If you ever had a single doubt about why things were built the way they were, or interesting trivia (where was Walt's and Lillian's favorite place to take a stroll at night when DL closed? I didn't know. Didn't have a clue!) this is the book you just have to own. The author didn't just write an interesting story - he crafted one of the most loving and interesting tributes to Disneyland I've ever seen. You'll want to read several chapters again, just in case you missed one tiny detail.
I read and love the usual DL history sites (Yesterland is my favorite) and if you think this book merely rehashes the existing info, think again. Trust me, you are NOT going to be disappointed. This has become my favorite one on the subject, and although I bought it on Kindle, I'm going to get a printed version. I enjoyed it so much I want to have it physically.

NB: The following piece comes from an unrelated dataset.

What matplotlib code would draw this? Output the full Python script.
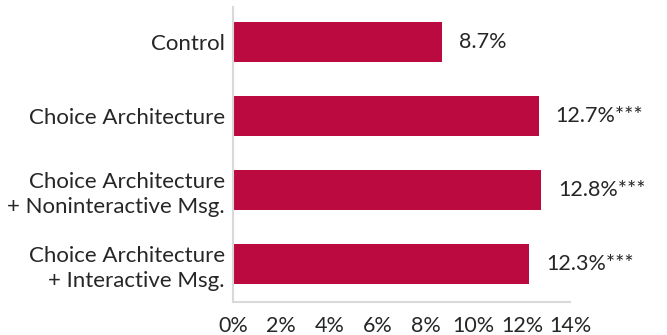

Truly. If you love the park, you cannot afford to be without this book. I highly, highly recommend it.
Gennawey tells the entire history of Disneyland, from its earliest conception in the mind of Walt Disney, all the way up to 2012. The book shows the obsession to detail of a true fan, but Gennawey presents his history objectively, without judgment. This doesn't read like an Internet obsessive's guide to the good old days followed by where things went wrong. Instead, we get a true sense of how the park has always been a growing, evolving thing. There were attractions that Walt Disney championed at opening day that failed to catch the public's imagination. There are more recent additions, created long after Walt's passing, that because hugely popular. Gennawey treats all those stories equally.
While he doesn't seem to have an ax to grind as far as favoring nostalgia over innovation and change, he doesn't shy away from problems, either. This is particularly evident in the details of the park's ongoing negotiations with the City of Anaheim and its residents, trying to work out the best deal for a business that has tremendous impact on the community around it. As a Disney fan, I was more interested in the history of the park, but Gennawey keeps the politics to a minimum, getting the important information across without getting caught up in dry minutae.
Overall, this sums up the approach to the book: we get a timeline for new attractions opening, and details about them as they open, but things are kept brief enough that the story keeps moving along. If the book is lacking in anything, it is in illustrations, presumably due to this being an unofficial publication. However, Gennawey creates enough images through his prose that we can almost see the park in the eyes of our minds.
Fans looking for a guidebook to Disneyland will be better off with other publications, as will fans looking for an opinionated document written to advance a specific point of view. What readers will find here is an interesting recounting of the development of what has become, for many visitors, a magical place. He doesn't skimp on the park's successes, and it's fascinating to see how a place that means so much to so many people developed the way most businesses do, driven by ordinary men. A definite must-read for people who want to see the evolution of Disneyland over the decades.